> _What is being asked_
Both the line containing "Write a web" and the line containing "const switchTime = 95;" belong in the copy, as do all lines between them, copied exactly; pictures do not.

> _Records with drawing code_
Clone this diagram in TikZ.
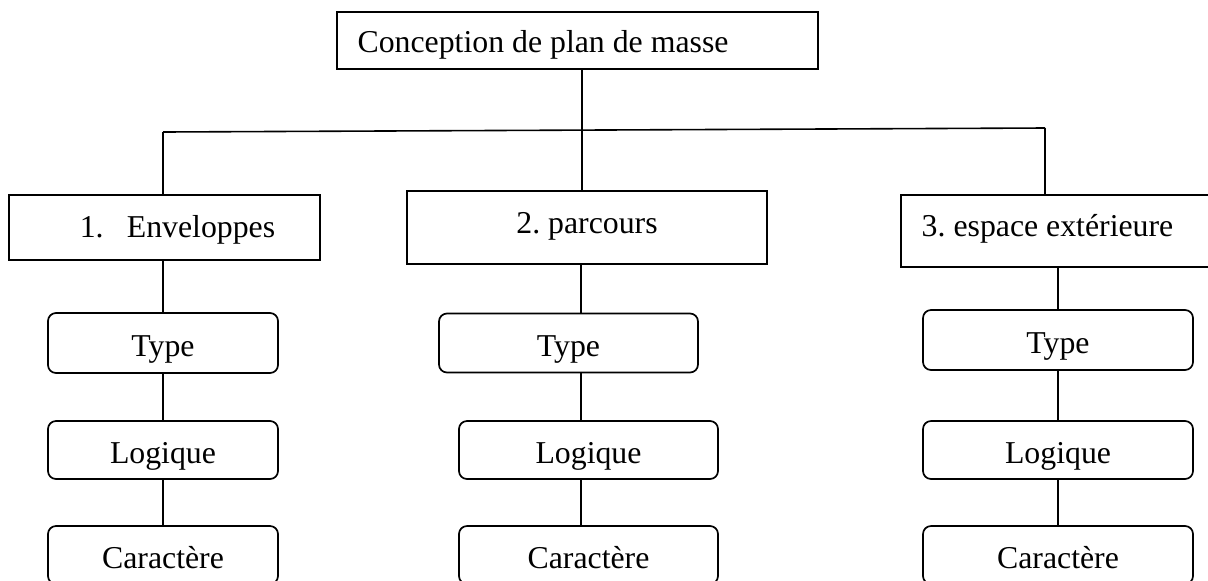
\documentclass[tikz,border=0pt]{standalone}
\usepackage{fontspec}
\setmainfont{Liberation Serif}
\begin{document}
\begin{tikzpicture}[x=0.5pt,y=-0.5pt,
  every node/.style={font=\fontsize{15.9pt}{19pt}\selectfont\frenchspacing},
  sqbox/.style={draw,line width=0.85pt,rectangle,text depth=0pt},
  rbox/.style={draw,line width=0.85pt,rectangle,rounded corners=4pt,text height=13.5pt,text depth=0pt},
  link/.style={line width=0.8pt}]
\useasboundingbox (0,0) rectangle (1208,580);
% top
\node[sqbox,minimum width=240.5pt,minimum height=28.5pt,text height=11.5pt] (T) at (577.5,40.5) {Conception de plan de masse\hspace*{34.5pt}};
% level 1
\node[sqbox,minimum width=155.5pt,minimum height=32.5pt,text height=9.5pt] (B1) at (164.5,227.5) {\hspace*{13pt}1.\hspace{11.6pt}Enveloppes};
\node[sqbox,minimum width=180pt,minimum height=36.5pt,text height=5.5pt] (B2) at (587,227.5) {2. parcours};
\node[sqbox,minimum width=155.5pt,minimum height=36pt,text height=5pt] (B3) at (1056.5,231) {3. espace extérieure\hspace*{9pt}};
% column 1
\node[rbox,minimum width=115pt,minimum height=30pt] (Ty1) at (163,343) {Type};
\node[rbox,minimum width=115pt,minimum height=29pt] (Lo1) at (163,450) {Logique};
\node[rbox,minimum width=115pt,minimum height=29pt] (Ca1) at (163,555) {Caractère};
% column 2
\node[rbox,minimum width=129.5pt,minimum height=29.5pt] (Ty2) at (568.5,343) {Type};
\node[rbox,minimum width=129.5pt,minimum height=29pt] (Lo2) at (588.5,450) {Logique};
\node[rbox,minimum width=129.5pt,minimum height=29pt] (Ca2) at (588.5,555) {Caractère};
% column 3
\node[rbox,minimum width=135pt,minimum height=30pt] (Ty3) at (1058,340) {Type};
\node[rbox,minimum width=135pt,minimum height=29pt] (Lo3) at (1058,450) {Logique};
\node[rbox,minimum width=135pt,minimum height=29pt] (Ca3) at (1058,555) {Caractère};
% connectors
\coordinate (hl) at (163,132);
\coordinate (hr) at (1045,128);
\coordinate (hub) at (582,130);
\coordinate (c2) at (581,0);
\draw[link] (T.south -| hub) -- (hub);
\draw[link] (hl) -- (hr);
\draw[link] (hl) -- (hl |- B1.north);
\draw[link] (hub) -- (hub |- B2.north);
\draw[link] (hr) -- (hr |- B3.north);
\draw[link] (Ty1.north |- B1.south) -- (Ty1.north);
\draw[link] (Ty1.south) -- (Lo1.north);
\draw[link] (Lo1.south) -- (Ca1.north);
\draw[link] (c2 |- B2.south) -- (c2 |- Ty2.north);
\draw[link] (c2 |- Ty2.south) -- (c2 |- Lo2.north);
\draw[link] (c2 |- Lo2.south) -- (c2 |- Ca2.north);
\draw[link] (Ty3.north |- B3.south) -- (Ty3.north);
\draw[link] (Ty3.south) -- (Lo3.north);
\draw[link] (Lo3.south) -- (Ca3.north);
\end{tikzpicture}
\end{document}
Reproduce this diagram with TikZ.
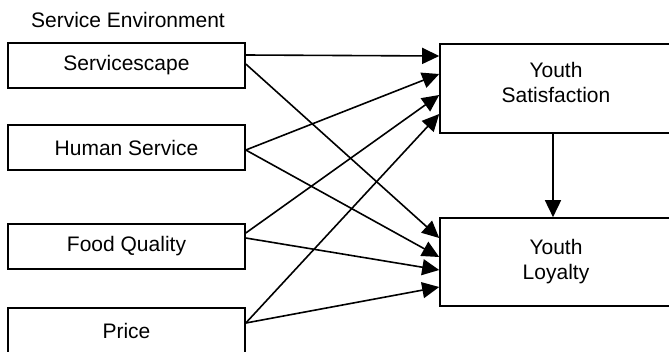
\documentclass[tikz,border=0pt]{standalone}
\usepackage{fontspec}
\setmainfont{Liberation Sans}
\usetikzlibrary{arrows.meta}

\begin{document}
\begin{tikzpicture}[x=1pt,y=-1pt,
  every node/.style={font=\fontsize{21}{25}\selectfont},
  factor/.style={draw,line width=1.6pt,minimum width=237pt,minimum height=45pt,inner sep=0pt},
  outcome/.style={draw,line width=1.6pt,minimum width=232pt,minimum height=89pt,align=center,inner sep=0pt},
  link/.style={-{Triangle[length=17pt,width=16pt]},line width=1.6pt}]
\clip (0,0) rectangle (669,351);
\node[anchor=base] (title) at (128,27) {Service Environment};
\node[factor] (scape) at (126.5,65.5) {Servicescape};
\node[factor] (human) at (126.5,147.5) {Human Service};
\node[factor] (food) at (126.5,246.5) {Food Quality};
\node[factor] (price) at (126.5,330.5) {Price};
\node[outcome] (sat) at (556,88.5) {Youth\\Satisfaction\rule[-13pt]{0pt}{0pt}};
\node[outcome,minimum height=88pt] (loyal) at (556,262) {Youth\\Loyalty};

\draw[link] ([yshift=10.5pt]scape.east) -- ([yshift=32.5pt]sat.west);
\draw[link] ([yshift=1.5pt]scape.east) -- ([yshift=24pt]loyal.west);
\draw[link] ([yshift=-2.5pt]human.east) -- ([yshift=14.5pt]sat.west);
\draw[link] ([yshift=-2.5pt]human.east) -- ([yshift=5pt]loyal.west);
\draw[link] ([yshift=13.5pt]food.east) -- ([yshift=-6.5pt]sat.west);
\draw[link] ([yshift=8.5pt]food.east) -- ([yshift=-8pt]loyal.west);
\draw[link] ([yshift=7.5pt]price.east) -- ([yshift=-25.5pt]sat.west);
\draw[link] ([yshift=7.5pt]price.east) -- ([yshift=-25pt]loyal.west);
\draw[link] ([xshift=-3pt]sat.south) -- ([xshift=-3pt]loyal.north);
\end{tikzpicture}
\end{document}
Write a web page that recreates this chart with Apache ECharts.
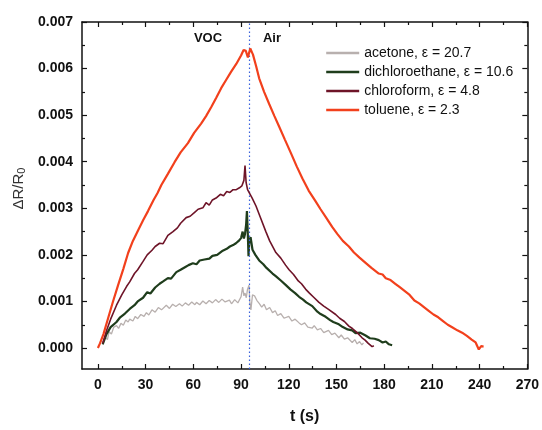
<!DOCTYPE html>
<html><head><meta charset="utf-8">
<script src="https://cdn.jsdelivr.net/npm/echarts@6/dist/echarts.min.js"></script>
<style>html,body{margin:0;padding:0;background:#fff}#c{width:542px;height:430px}</style>
</head><body><div id="c"></div>
<script>
// ---- data (t in s, value = ΔR/R0) ----
const seriesNames = ['acetone, ε = 20.7', 'dichloroethane, ε = 10.6', 'chloroform, ε = 4.8', 'toluene, ε = 2.3'];
const xMajor = [0, 30, 60, 90, 120, 150, 180, 210, 240, 270];
const xMinor = [15, 45, 75, 105, 135, 165, 195, 225, 255];
const yMajor = [0, 0.001, 0.002, 0.003, 0.004, 0.005, 0.006, 0.007];
const yMinor = [0.0005, 0.0015, 0.0025, 0.0035, 0.0045, 0.0055, 0.0065];
const switchTime = 95;

const acetoneT = [4.4,6,7,8.5,10,11.7,13,14.5,16,17.5,19,20,22,23.5,25,27,29,30.5,32,34,36,38,40,41,43,45,47,49,51.3,53,55,57,59,61,62,64,66,68,70,72,74,76,78,80,82.7,84,86,88,89,90,91,91.8,92.5,93.3,94,95,95.5,96.2,97.2,98.5,100,101.4,103,104.5,106,108,109.8,111.5,113,115,117,118.2,120,122,124,126.5,128,130,132,134.8,136,138,140,142,143.2,145,147,149,151.5,153,155,157,159.9,161.5,163,164.5,166,167];
const acetoneV = [0.00024,0.00018,0.00035,0.0003,0.00045,0.00048,0.00042,0.00053,0.00049,0.0006,0.00056,0.00062,0.00058,0.00068,0.00063,0.00072,0.00068,0.00076,0.00071,0.00082,0.00077,0.00087,0.00082,0.00086,0.00092,0.00085,0.00094,0.00089,0.00095,0.0009,0.00097,0.00092,0.00099,0.00093,0.00098,0.00093,0.00101,0.00095,0.00102,0.00097,0.00104,0.00098,0.00105,0.00099,0.00103,0.00095,0.00104,0.00097,0.00099,0.0011,0.00131,0.00112,0.00118,0.00108,0.00125,0.00135,0.001,0.00082,0.00114,0.00112,0.00102,0.00096,0.00088,0.00094,0.00082,0.00087,0.00076,0.0008,0.0007,0.00074,0.00064,0.00064,0.00068,0.00058,0.00062,0.00054,0.0005,0.00054,0.00045,0.00043,0.00048,0.00039,0.00042,0.00033,0.00033,0.00038,0.00029,0.00032,0.00022,0.00028,0.00019,0.00022,0.00012,0.00018,0.00009,0.00014,0.00007,0.00011];

const dceT = [3,5.4,8,11.7,14,17,20,23,25,28.4,31,33,36,38.8,41,44,46,49.3,52,55,57,59.7,62,64,67,70.1,72,75,78.5,81,83,85,86.8,88.5,90,91,91.8,92.5,93.2,93.7,94.2,94.7,95.2,96,97.2,99,101.4,104,106,109.8,112,115,118.2,121,124,126.5,129,131,134.8,138,140,143.2,146,148,151.5,154,157,159.9,162,165,168.3,171,174,176.6,179,181,183,185];
const dceV = [0.00008,0.0003,0.00045,0.00056,0.00066,0.00074,0.00084,0.00092,0.001,0.00108,0.0012,0.00117,0.0013,0.00138,0.00143,0.0015,0.00149,0.00163,0.00168,0.00174,0.00178,0.00182,0.0018,0.00188,0.0019,0.00192,0.00198,0.002,0.00209,0.00213,0.00218,0.00221,0.00225,0.0023,0.00236,0.0025,0.00235,0.00245,0.00265,0.00294,0.0025,0.00197,0.0023,0.00238,0.00211,0.002,0.00188,0.0018,0.00172,0.0016,0.00154,0.00145,0.00135,0.00126,0.00118,0.0011,0.00104,0.00098,0.0009,0.00078,0.00073,0.00067,0.0006,0.00056,0.00051,0.00045,0.0004,0.00038,0.00032,0.00033,0.00027,0.00021,0.0002,0.00017,0.00012,0.00014,0.00008,0.00006];

const chlT = [3,5.4,8,11.7,15,18,20,23,25,28.4,31,34,36,38.8,41,44,47.2,50,52,55.5,58,61,63,66,68,70,72,74.3,77,79,81,83,85,87,89,90.5,91.8,92.5,93.2,94.1,95.2,97,99.4,102,105.6,108,111.9,115,118,120.2,123,126,128,130.7,133,136,139,142,145,149.5,152,155,157.8,160,163,166.1,168,170,172.4,173.5];
const chlV = [0.0001,0.00037,0.00062,0.00092,0.00114,0.00132,0.00142,0.0016,0.00168,0.00186,0.002,0.0021,0.00218,0.00225,0.00224,0.00242,0.0025,0.00258,0.00268,0.0028,0.00283,0.00292,0.00298,0.00301,0.00312,0.00307,0.00318,0.00322,0.0033,0.00327,0.00336,0.00334,0.0034,0.0034,0.00344,0.00348,0.0036,0.00392,0.00355,0.0034,0.00336,0.00322,0.00305,0.00282,0.0025,0.0023,0.00205,0.00193,0.00178,0.00168,0.00158,0.00144,0.00138,0.00126,0.00118,0.00108,0.00098,0.0009,0.00083,0.00072,0.00064,0.00057,0.00047,0.00042,0.00033,0.00022,0.00017,0.0001,0.00003,0.00005];

const tolT = [0,1.3,3.5,6.5,9.5,12.7,16,19,22,25.3,28.5,31.5,35,37.5,39.9,44,48.2,52,56.6,60.5,64.9,68,71.2,74.5,77.5,80.5,83.7,87,90,91.6,93,94.3,95.8,97.5,99.5,101.4,104.5,107.7,111,114,117.5,121.3,125,128.6,132.5,136.9,140,143.5,147.3,150.5,154,157.8,161,164.5,168.3,172,176.6,179,181,184,187,190,193,196,199,202,205,208,211,214,217,220,223,226,229,232,235,237.5,239.5,241,242.5];
const tolV = [0,0.0001,0.0003,0.00065,0.001,0.00135,0.0017,0.00204,0.0023,0.00253,0.00275,0.00294,0.00318,0.00333,0.0035,0.00374,0.00399,0.0042,0.0044,0.00462,0.00482,0.00498,0.00517,0.00538,0.00558,0.00575,0.00593,0.0061,0.00628,0.0064,0.00638,0.00624,0.00643,0.0063,0.00605,0.00579,0.0055,0.00524,0.00498,0.00475,0.00448,0.00419,0.0039,0.00364,0.00338,0.00315,0.00298,0.0028,0.0026,0.00245,0.0023,0.00218,0.00205,0.00194,0.00183,0.00172,0.0016,0.00158,0.0015,0.00146,0.00138,0.0013,0.00122,0.00114,0.00102,0.00096,0.00088,0.0008,0.00072,0.00066,0.00058,0.0005,0.00044,0.00038,0.00033,0.00026,0.00018,0.00012,-0.00003,0.00004,0.00003];

const seriesT = [acetoneT, dceT, chlT, tolT];
const seriesV = [acetoneV, dceV, chlV, tolV];
const colors = ['#b8b0ae', '#1f3d1c', '#6e1428', '#f2401c'];
const widths = [1.3, 2.2, 1.6, 2.2];

const pair = (ts, vs) => ts.map((t, i) => [t, vs[i]]);
const axisColor = '#111';
const FF = 'Liberation Sans, Arial, sans-serif';
const lbl = { fontFamily: FF, fontWeight: 'bold', fontSize: 14, color: '#111' };

function xAx(pos, vals, len, main) {
  return {
    type: 'value', min: -10, max: 270, position: pos,
    axisLine: { show: main, onZero: false, lineStyle: { color: axisColor, width: 1.5 } },
    axisTick: { show: true, inside: true, length: len, customValues: vals, lineStyle: { color: axisColor, width: 1.2 } },
    axisLabel: (main && pos === 'bottom') ? Object.assign({ customValues: xMajor, margin: 9 }, lbl) : { show: false },
    splitLine: { show: false },
    name: (main && pos === 'bottom') ? 't (s)' : '',
    nameLocation: 'middle', nameGap: 40,
    nameTextStyle: { fontFamily: FF, fontWeight: 'bold', fontSize: 16, color: '#111' }
  };
}
function yAx(pos, vals, len, main) {
  return {
    type: 'value', min: -0.00045, max: 0.007, position: pos,
    axisLine: { show: main, onZero: false, lineStyle: { color: axisColor, width: 1.5 } },
    axisTick: { show: true, inside: true, length: len, customValues: vals, lineStyle: { color: axisColor, width: 1.2 } },
    axisLabel: (main && pos === 'left') ? Object.assign({ customValues: yMajor, margin: 9, formatter: v => v.toFixed(3) }, lbl) : { show: false },
    splitLine: { show: false },
    name: (main && pos === 'left') ? '{a|ΔR/R}{s|0}' : '',
    nameLocation: 'middle', nameGap: 52, nameRotate: 90,
    nameTextStyle: { padding: [0, 0, 0, 14], rich: {
      a: { fontFamily: FF, fontSize: 15, color: '#333' },
      s: { fontFamily: FF, fontSize: 11, color: '#333', verticalAlign: 'bottom', padding: [6, 0, 0, 0] }
    } }
  };
}

const series = seriesNames.map((n, i) => ({
  name: n, type: 'line', xAxisIndex: 0, yAxisIndex: 0,
  data: pair(seriesT[i], seriesV[i]),
  symbol: 'none', smooth: false, z: 3 + i,
  lineStyle: { color: colors[i], width: widths[i] },
  itemStyle: { color: colors[i] }
}));
series[3].markLine = {
  silent: true, symbol: 'none', label: { show: false },
  lineStyle: { type: [1.5, 2.5], color: '#3a62dc', width: 1.2 },
  data: [{ xAxis: switchTime }]
};

const chart = echarts.init(document.getElementById('c'), null, { renderer: 'canvas' });
chart.setOption({
  backgroundColor: '#fff',
  animation: false,
  grid: { left: 82, right: 12, top: 22, bottom: 51, containLabel: false },
  xAxis: [xAx('bottom', xMajor, 5, true), xAx('bottom', xMinor, 3, false), xAx('top', xMajor, 5, true), xAx('top', xMinor, 3, false)],
  yAxis: [yAx('left', yMajor, 5, true), yAx('left', yMinor, 3, false), yAx('right', yMajor, 5, true), yAx('right', yMinor, 3, false)],
  legend: {
    orient: 'vertical', left: 325, top: 46, padding: 0, itemWidth: 33, itemHeight: 14, itemGap: 5,
    itemStyle: { opacity: 0 },
    lineStyle: { width: 2.4 },
    textStyle: { fontFamily: FF, fontSize: 14, color: '#111' },
    data: seriesNames
  },
  graphic: [
    { type: 'text', x: 208, y: 38, style: { text: 'VOC', x: 0, y: 0, textAlign: 'center', textVerticalAlign: 'middle', font: 'bold 13px Liberation Sans, Arial, sans-serif', fill: '#111' } },
    { type: 'text', x: 272, y: 38, style: { text: 'Air', x: 0, y: 0, textAlign: 'center', textVerticalAlign: 'middle', font: 'bold 13px Liberation Sans, Arial, sans-serif', fill: '#111' } }
  ],
  series: series
});
</script>
</body></html>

> _Completed exercise_
Write a web page that recreates this chart with Apache ECharts.
<!DOCTYPE html>
<html><head><meta charset="utf-8">
<script src="https://cdn.jsdelivr.net/npm/echarts@6/dist/echarts.min.js"></script>
<style>html,body{margin:0;padding:0;background:#fff}#c{width:542px;height:430px}</style>
</head><body><div id="c"></div>
<script>
// ---- data (t in s, value = ΔR/R0) ----
const seriesNames = ['acetone, ε = 20.7', 'dichloroethane, ε = 10.6', 'chloroform, ε = 4.8', 'toluene, ε = 2.3'];
const xMajor = [0, 30, 60, 90, 120, 150, 180, 210, 240, 270];
const xMinor = [15, 45, 75, 105, 135, 165, 195, 225, 255];
const yMajor = [0, 0.001, 0.002, 0.003, 0.004, 0.005, 0.006, 0.007];
const yMinor = [0.0005, 0.0015, 0.0025, 0.0035, 0.0045, 0.0055, 0.0065];
const switchTime = 95;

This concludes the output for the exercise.